Blue Front was also chosen as one of "25 Books to Remember from 2006" by the New York Public Library, and received an Ohioana Book Award.
"Reading this clear-eyed, sorrowing, searching poem of witness, I feel gooseflesh, and I weep, for fear and for the truth of our U.S. racism, which goes on and goes on. I admire everything Martha Collins has written, and I feel she was born to write this book. I want to quietly thank her, and to quietly thank those to whose memory she dedicates this great work."
"Blue Front is an essential book for anyone interested in the history of race and racism in the United States. Martha Collins, a poet of unfailing intelligence and linguistic gifts, has created an original collage that conveys the texture and complexity of the events surrounding a lynching in 1909. Most importantly, the book's force accrues and moves beyond that moment; it speaks to the most urgent conflicts of our own day—and days to come. What a fiercely uncompromising writer she is!"
[Collins's] discursive, breathless, self-contradicting, breaking-off-and-circling-back techniques make the book feel like the testimony of a traumatized witness. Which, of course, it is. . . .

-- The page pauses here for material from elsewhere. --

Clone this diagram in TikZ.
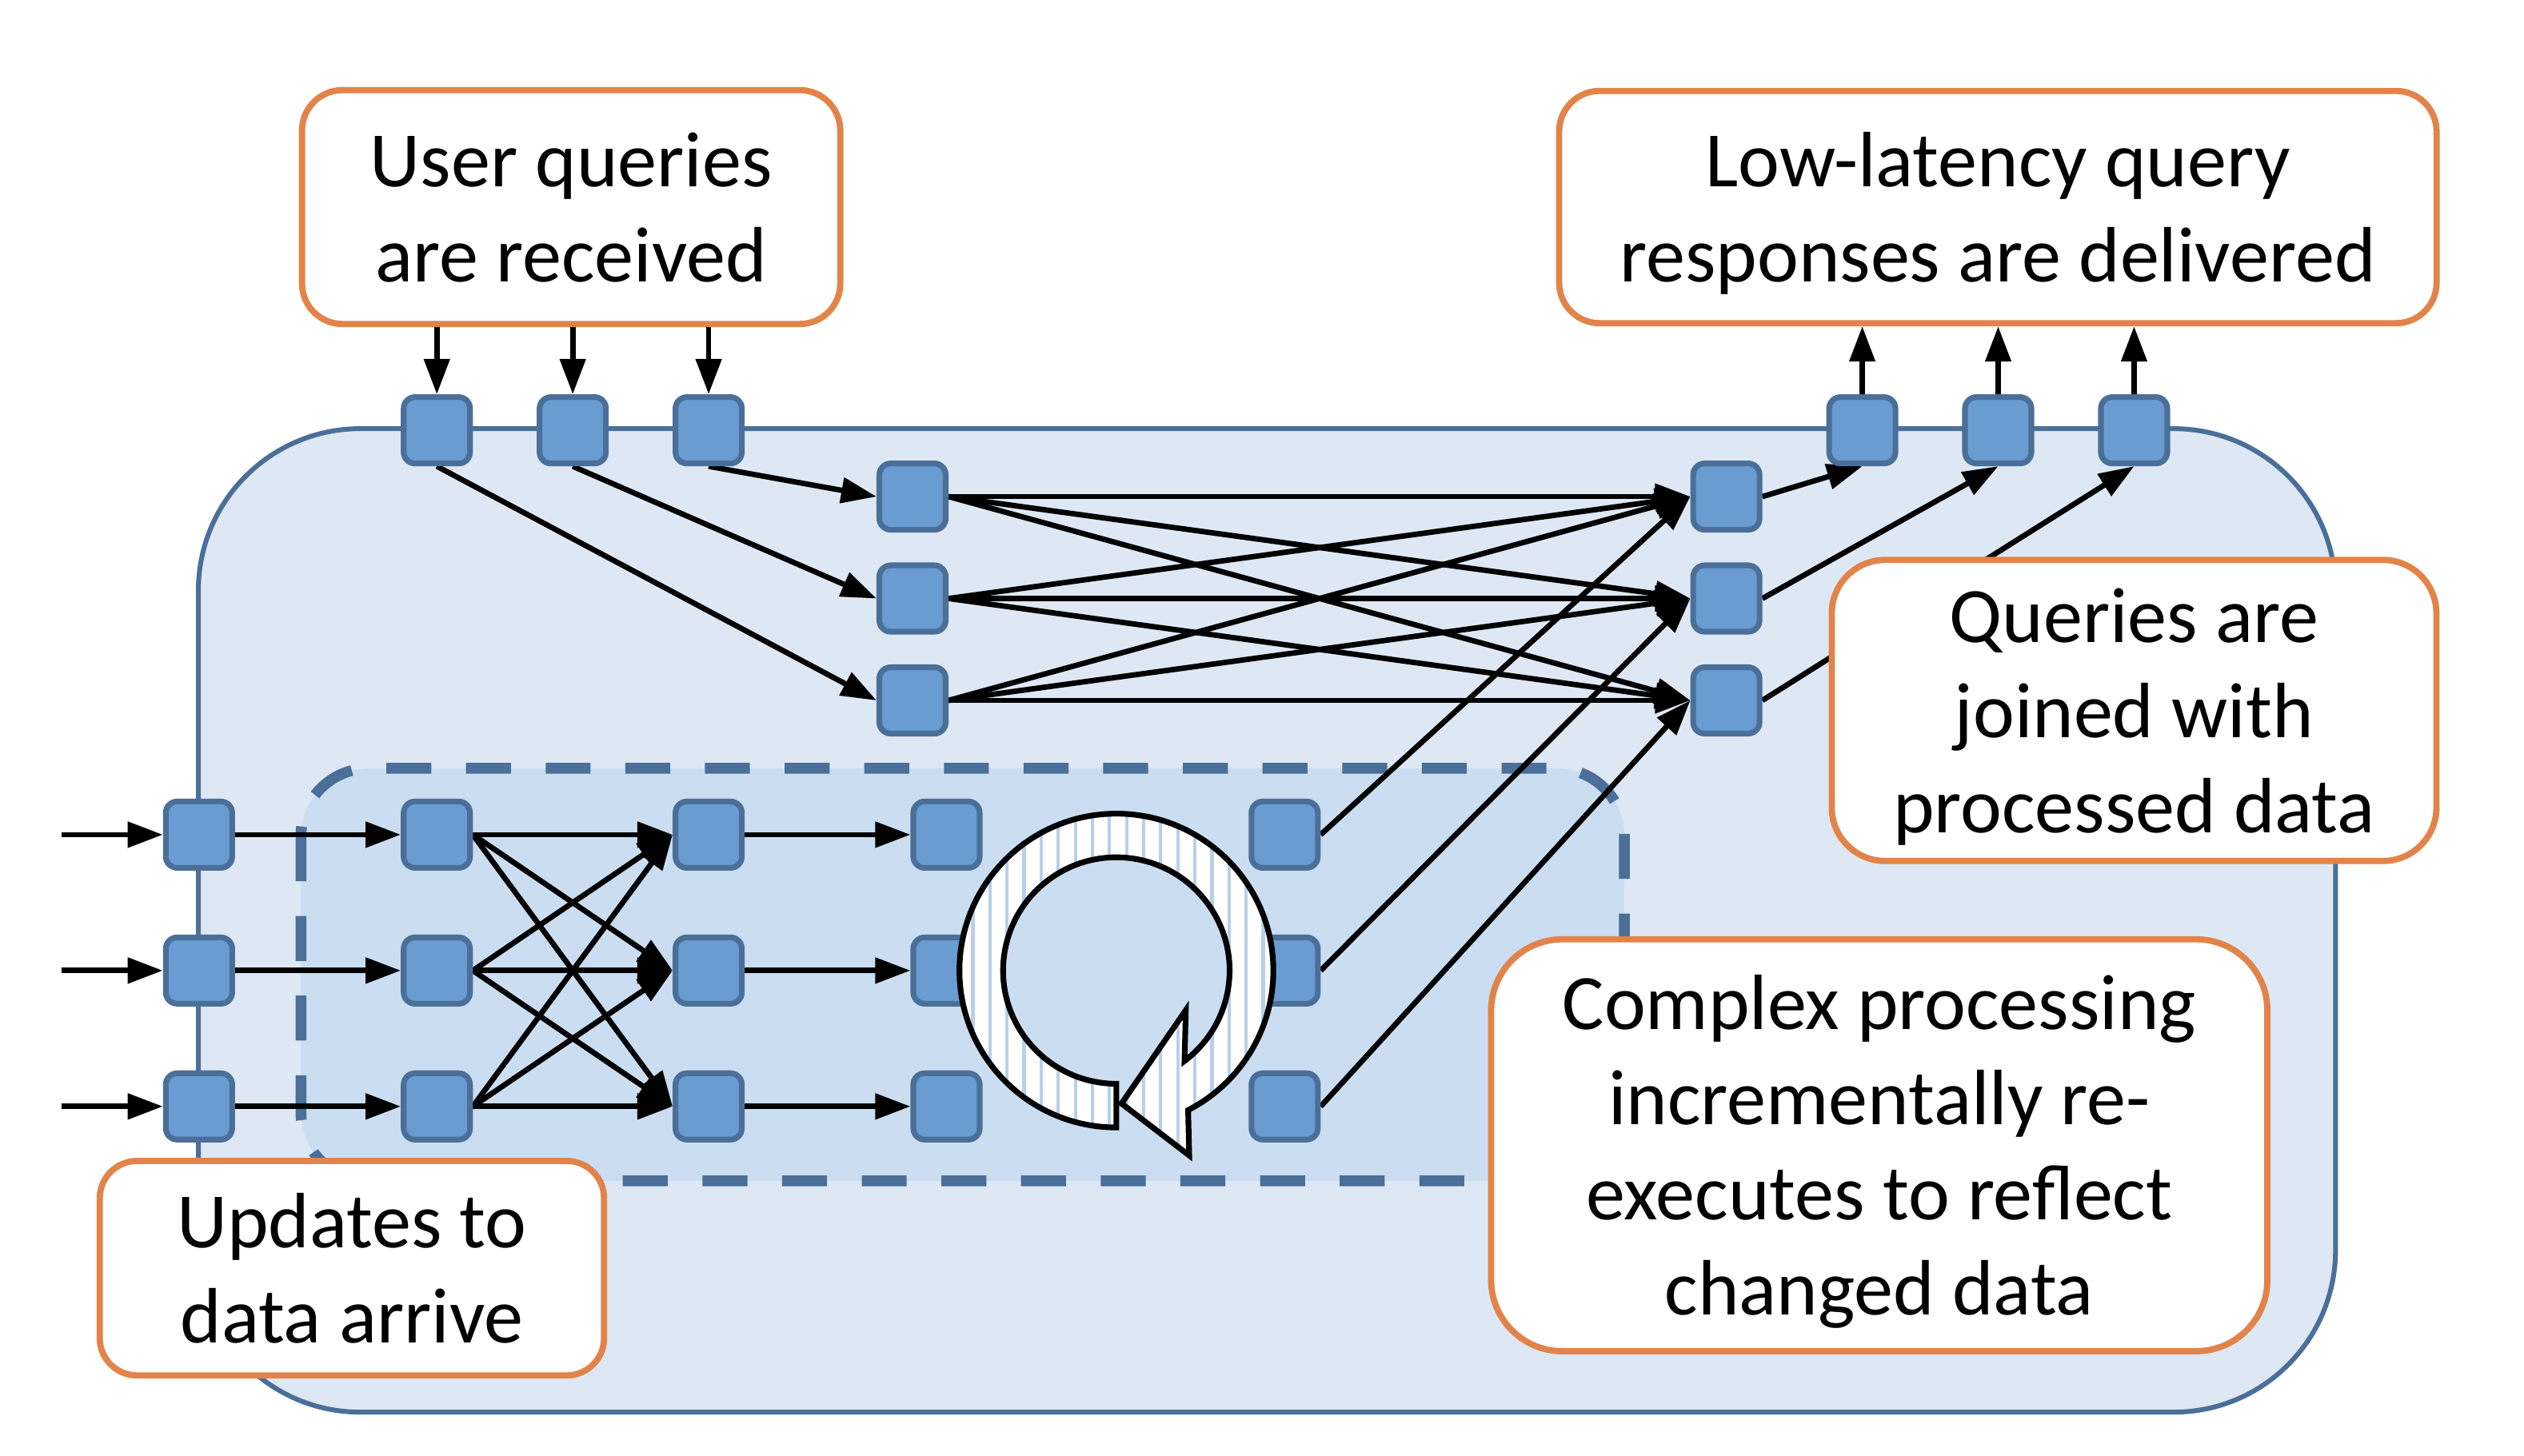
\documentclass[tikz,border=0pt]{standalone}
\usepackage{fontspec}
\setmainfont{Carlito}
\usetikzlibrary{arrows.meta,patterns.meta}
\definecolor{bigfill}{HTML}{DEE8F4}
\definecolor{dashfill}{HTML}{CBDDF0}
\definecolor{sqfill}{HTML}{6A9BD1}
\definecolor{sqline}{HTML}{4A6F99}
\definecolor{orangeline}{HTML}{E2844A}
\definecolor{stripe}{HTML}{B8CFEA}
\pgfdeclarelayer{bglayer}
\pgfdeclarelayer{connlayer}
\pgfdeclarelayer{toplayer}
\pgfsetlayers{bglayer,connlayer,main,toplayer}
\newcommand\notefont{\fontsize{13.8pt}{16.7pt}\selectfont}
\newcommand\tstr{\rule{0pt}{13pt}}
\newcommand\bstr{\rule[-3.5pt]{0pt}{3.5pt}}
\tikzset{
  sq/.style={draw=sqline, fill=sqfill, line width=1pt, rounded corners=2pt,
    minimum size=0.41cm, inner sep=0pt},
  arr/.style={draw=black, line width=0.95pt, -{Triangle[length=6.2pt,width=4.4pt]}},
  note/.style={draw=orangeline, fill=white, line width=1.1pt, align=center,
    inner sep=0pt, font=\notefont},
  loopst/.style={draw=black, line width=1pt, preaction={fill=white},
    pattern={Lines[angle=90, distance=3pt, line width=0.6pt]}, pattern color=stripe},
}
\begin{document}
\begin{tikzpicture}[x=0.01cm, y=-0.01cm]
\useasboundingbox (0,0) rectangle (1560,900);

% squares: top inputs, outputs, join stages
\node[sq] (q1) at (270,266) {};
\node[sq] (q2) at (354,266) {};
\node[sq] (q3) at (438,266) {};
\node[sq] (r1) at (1151,266) {};
\node[sq] (r2) at (1235,266) {};
\node[sq] (r3) at (1319,266) {};
\node[sq] (ja1) at (564,307) {};
\node[sq] (ja2) at (564,370) {};
\node[sq] (ja3) at (564,433) {};
\node[sq] (jb1) at (1067,307) {};
\node[sq] (jb2) at (1067,370) {};
\node[sq] (jb3) at (1067,433) {};
% squares: processing stages
\foreach \r/\y in {1/516,2/600,3/684}{
  \node[sq] (u\r) at (123,\y) {};
  \node[sq] (v\r) at (270,\y) {};
  \node[sq] (w\r) at (438,\y) {};
  \node[sq] (p\r) at (585,\y) {};
  \node[sq] (t\r) at (794,\y) {};
  \coordinate (s\r) at (38,\y);
}

% orange notes
\begin{pgfonlayer}{toplayer}
\node[note, rounded corners=0.25cm, minimum width=3.325cm, minimum height=1.445cm]
  (b1) at (353,128) {\tstr User queries\\are received\bstr};
\node[note, rounded corners=0.25cm, minimum width=5.42cm, minimum height=1.435cm]
  (b2) at (1234.8,128) {\tstr Low-latency query\\responses are delivered\bstr};
\node[note, rounded corners=0.33cm, minimum width=3.735cm, minimum height=1.86cm]
  (b3) at (1319,439.2) {\tstr Queries are\\joined with\\processed data\bstr};
\node[note, rounded corners=0.44cm, minimum width=4.795cm, minimum height=2.545cm]
  (b4) at (1161.5,708) {\tstr Complex processing\\incrementally re-\\executes to reflect\\changed data\bstr};
\node[note, rounded corners=0.23cm, minimum width=3.115cm, minimum height=1.325cm]
  (b5) at (217.5,784) {\tstr Updates to\\data arrive\bstr};
\end{pgfonlayer}

% containers
\begin{pgfonlayer}{bglayer}
\draw[fill=bigfill, draw=sqline, line width=0.85pt, rounded corners=1cm]
  (122.6,265) rectangle (1443.5,873);
\draw[fill=dashfill, draw=sqline, line width=1.9pt, dash pattern=on 7.9pt off 6.1pt,
  rounded corners=0.42cm] (186,475) rectangle (1004,730);
\end{pgfonlayer}

% connectors
\begin{pgfonlayer}{connlayer}
\foreach \q in {q1,q2,q3} \draw[arr] (b1.south -| \q) -- (\q.north);
\draw[arr] (q1.south) -- (ja3.west);
\draw[arr] (q2.south) -- (ja2.west);
\draw[arr] (q3.south) -- (ja1.west);
\foreach \i in {1,2,3}{
  \foreach \j in {1,2,3}{
    \draw[arr] (ja\i.east) -- (jb\j.west);
    \draw[arr] (v\i.east) -- (w\j.west);
  }
  \draw[arr] (t\i.east) -- (jb\i.west);
  \draw[arr] (jb\i.east) -- (r\i.south);
  \draw[arr] (r\i.north) -- (r\i.north |- b2.south);
  \draw[arr] (s\i) -- (u\i.west);
  \draw[arr] (u\i.east) -- (v\i.west);
  \draw[arr] (w\i.east) -- (p\i.west);
}
\end{pgfonlayer}

% circular arrow
\draw[loopst] (690,697) arc[start angle=90, end angle=422.8, radius=97]
  -- (735,714.3) -- (693.2,682.2) -- (732.9,624.5) -- (732.1,655.9)
  arc[start angle=413, end angle=90, radius=70] -- cycle;
\end{tikzpicture}
\end{document}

Collins, again and again, wants to know about her father, "would he have seen?" . . . The motif Collins most strongly associates with the character of the father . . . is the recurring line "he made change," a literal reference to his childhood jobs selling fruit . . . outside his uncle's restaurant (the Blue Front) and working at a drugstore.
But the agent of change he made, these poems suggest, is her. . . . Here, in a book concerned, above all, with historiography, her verbal dexterity takes a dark turn. . . . Shoot begins with the bullets aimed at [the lynching victim], evokes the gory snapshots taken of the crowd, and ends with what must be the poet's imperative: 'go ahead, tell.'"
To read the entire NY Times review please see: http://www.nytimes.com/2006/09/24/books/review/Goodyear.t.html
Through unflinching examination of her father's experience witnessing a black man's lynching, Collins has produced a commanding book-length poem. As a five-year-old in Cairo, Illinois, in 1909, Collins' father sold fruit in front of a restaurant. One November day, he was hoisted on a relative's shoulders to watch a bloodthirsty mob kill a black man and then, in an escalation of its "hunger," hang an accused white murderer. Collins carefully examines the event and its aftermath, especially the effect on her father…. She then extends her thoughtful scrutiny to incorporate newspaper accounts, photographs, personal accounts, and history to expose the way racism permeates all layers of society. Collins employs a staccato, matter-of-fact tone that strikes like a sledgehammer at persistent, if hidden, hate. More than worthy as poetry, Blue Front is also a powerful statement about America and a potent reminder of humankind's terrible potential.
—Janet St. John
Collins's fifth volume and first book-length poem concerns a horrifying lynching in her father's hometown. In sometimes narrative, sometimes impressionistic modes, Collins moves out from Cairo ("the most southern point in all the North") to the sad history of race relations in southern Illinois and throughout America since the Civil War. Snippets from letters, postcards, statistics, eyewitness reports and other documents mingle with Collins's own appalled voice to create a work that mixes resolve with horror: "Often they cut off parts for souvenirs... Children were often there they were being taught." . . . Collins . . . creates at once a compelling, bristling story and a collage of evidence about white guilt. . . . "What he had seen/ is also what I was," Collins writes: "I had to know."
Collins assembles a pastiche of found material -- excerpts from newspaper articles, speeches and interviews—and interlaces it with her own verse. She taps into race memory in America through her father's experience, experimenting with various poetic shapes to create a fragmented tapestry in which no evidence—even that of our own eyes—is wholly reliable. . . . Blue Front achieves a convincing—and chilling—cumulative effect."
[Blue Front] varies its rhythm, style, and meter from page to page, and explores human hate, mob mentality, culpability, and what it means to be white in a nation with a racist history. Once picked up, Blue Front cannot be put down.
Collins . . . infuses the authority of extensive research into a rich variety of prose and poetic forms to recreate the social climate of a dark era and the mindlessness of its injustice. Though she writes from an external perspective . . . her arrangement of the evidence in a fragmented but cumulatively coherent collage produces in the reader a profound revulsion from the anarchy of violence.